Renault-Nissan will shift production of the Nissan Micra subcompact from its Indian factory to Renault’s underperforming Flins plant in France, where labor costs are much higher. In 2011, Audi started producing its Q3 SUV at sister brand Seat’s underused factory in Martorell, Spain.
85 underused plants
IHS figures show that more than half of Europe’s 160 car plants operated below 70 percent of their total capacity in the first quarter of this year.
In first three months, 85 factories were operating at 70 percent or below, compared with 74 plants during the first quarter of last year. An automaker typically needs 75 percent to 80 percent utilization for a plant to break even.
Philippe Jean, head of the automotive industry unit of the European Commission’s Enterprise and Industry Directorate General, said the figures showed the problem is more widespread than people thought.

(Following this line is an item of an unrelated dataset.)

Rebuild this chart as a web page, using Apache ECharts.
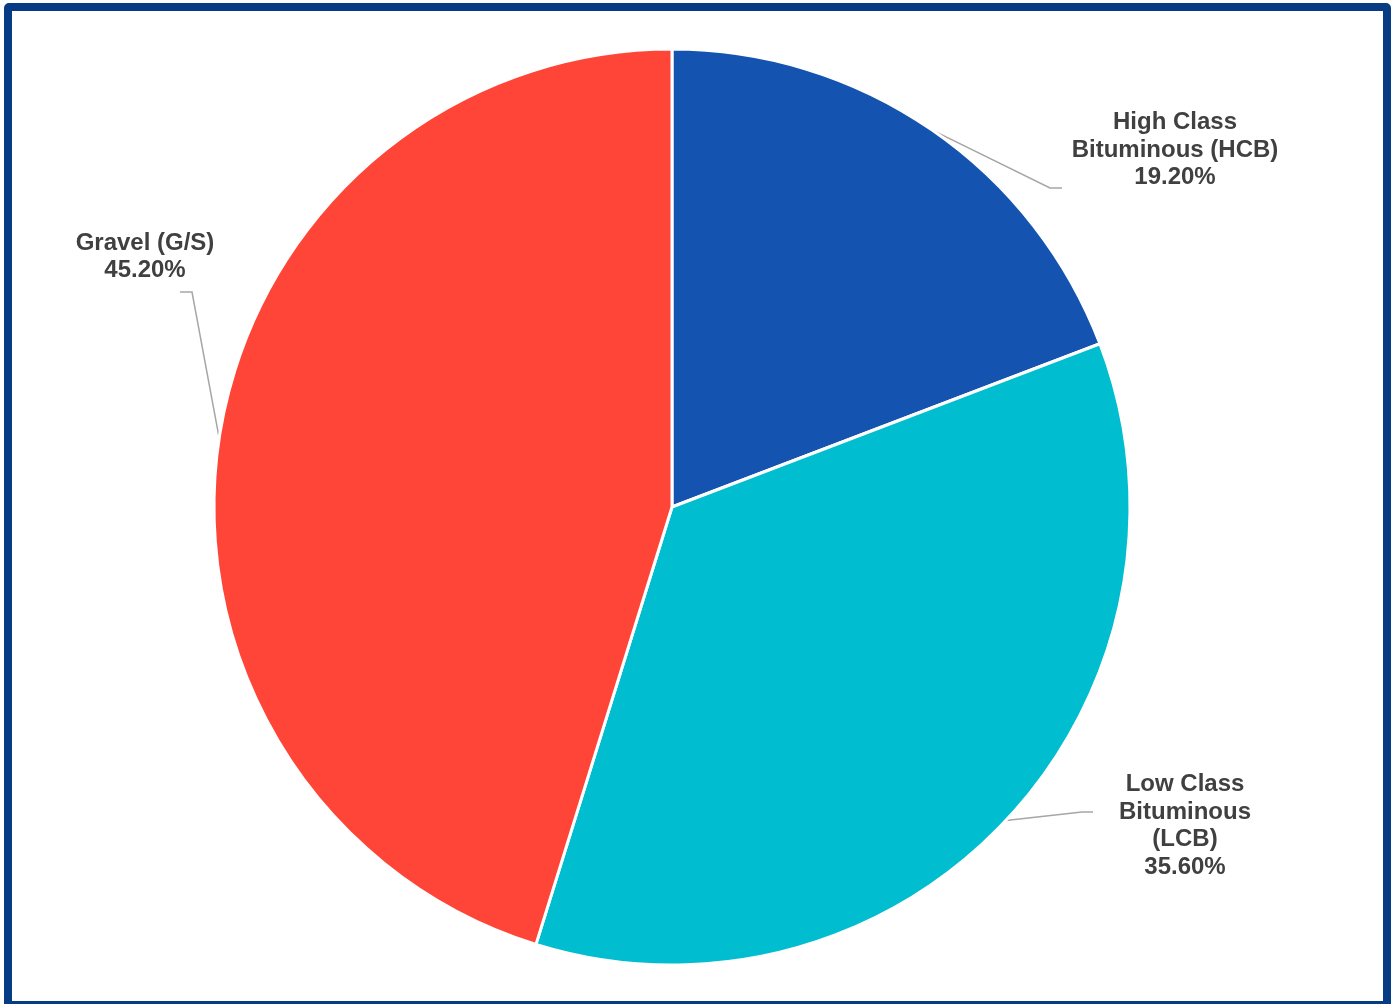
<!DOCTYPE html>
<html>
<head>
<meta charset="utf-8">
<script src="https://cdn.jsdelivr.net/npm/echarts@6/dist/echarts.min.js"></script>
<style>
html,body{margin:0;padding:0;background:#fff;width:1393px;height:1004px;overflow:hidden;}
#frame{position:absolute;left:4px;top:3px;width:1387px;height:1006px;box-sizing:border-box;border:8px solid #073B83;border-radius:5px;}
#chart{position:absolute;left:0;top:0;width:1393px;height:1004px;}
</style>
</head>
<body>
<div id="frame"></div>
<div id="chart"></div>
<script>
const categories = ['High Class\nBituminous (HCB)', 'Low Class\nBituminous\n(LCB)', 'Gravel (G/S)'];
const values = [19.2, 35.6, 45.2];
const colors = ['#1553B1', '#00BDCF', '#FF4538'];

// label placement (text center, leader bend, leader end) in pixels
const labelPlace = [
  {x: 1175, y: 150, bend: [1050, 188], end: [1062, 188]},
  {x: 1185, y: 826, bend: [1082, 812], end: [1093, 812]},
  {x: 145, y: 257, bend: [192, 292], end: [180, 292]}
];

const chart = echarts.init(document.getElementById('chart'), null, {renderer: 'canvas'});
chart.setOption({
  animation: false,
  backgroundColor: 'transparent',
  series: [{
    type: 'pie',
    center: [672, 507],
    radius: 458,
    startAngle: 90,
    clockwise: true,
    data: categories.map((c, i) => ({name: c, value: values[i], itemStyle: {color: colors[i]}})),
    itemStyle: {borderColor: '#ffffff', borderWidth: 3},
    label: {
      show: true,
      position: 'outside',
      formatter: p => p.name + '\n' + p.value.toFixed(2) + '%',
      fontFamily: 'Liberation Sans, Arial, sans-serif',
      fontWeight: 'bold',
      fontSize: 24,
      lineHeight: 27.5,
      color: '#404040',
      align: 'center'
    },
    labelLine: {show: true, length: 30, length2: 15, lineStyle: {color: '#A6A6A6', width: 1.5}},
    labelLayout: function (params) {
      const p = labelPlace[params.dataIndex];
      const start = params.labelLinePoints ? params.labelLinePoints[0] : p.bend;
      return {
        x: p.x, y: p.y, align: 'center', verticalAlign: 'middle',
        labelLinePoints: [start, p.bend, p.end]
      };
    },
    emphasis: {disabled: true}
  }]
});
</script>
</body>
</html>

“They think it’s two plants from Peugeot in France and two from Fiat in Italy. No, it is a broad problem felt across Europe,” he told the Automotive News Europe Congress in Paris last week.
Jean said one solution would be for struggling plants to keep paying workers but run the production line three out of every four weeks a month.
“They could use this [off] week to ensure they have better training, to have new technologies,” he said.
East vs. West
The European Commission has “tried and failed” to solve the overcapacity problem, Jean said. He blamed the failure on “lack of consensus” among member states and carmakers.
Automakers are trying to solve the problem by closing factories in Europe. By the end of next year Ford, Opel, PSA/Peugeot-Citroen and Volvo will have shut down a combined five vehicle plants in countries such as Germany, France, the UK, Belgium and Sweden. Those sites will join Opel’s Antwerp, Belgium, factory and Fiat’s plant in Termini Imerese, Italy, on the list of plants closed since the 2008-2009 global economic downturn.
While plants in western Europe have been shuttered, factories in central Europe and Turkey have opened or expanded. As a result, Schemoul said that Europe’s car plant capacity has remained the same for the past 10 years, with the East gaining and the West losing.
“Between 2002 and 2012, we estimate that capacity in western Europe fell by 3 million units while it grew by 3 million units in central Europe and Turkey over the same period,” he said.
In the same period, western European market shrunk to 11.3 million new-car registrations last year from a little more than 14 million in 2002, according to industry association ACEA.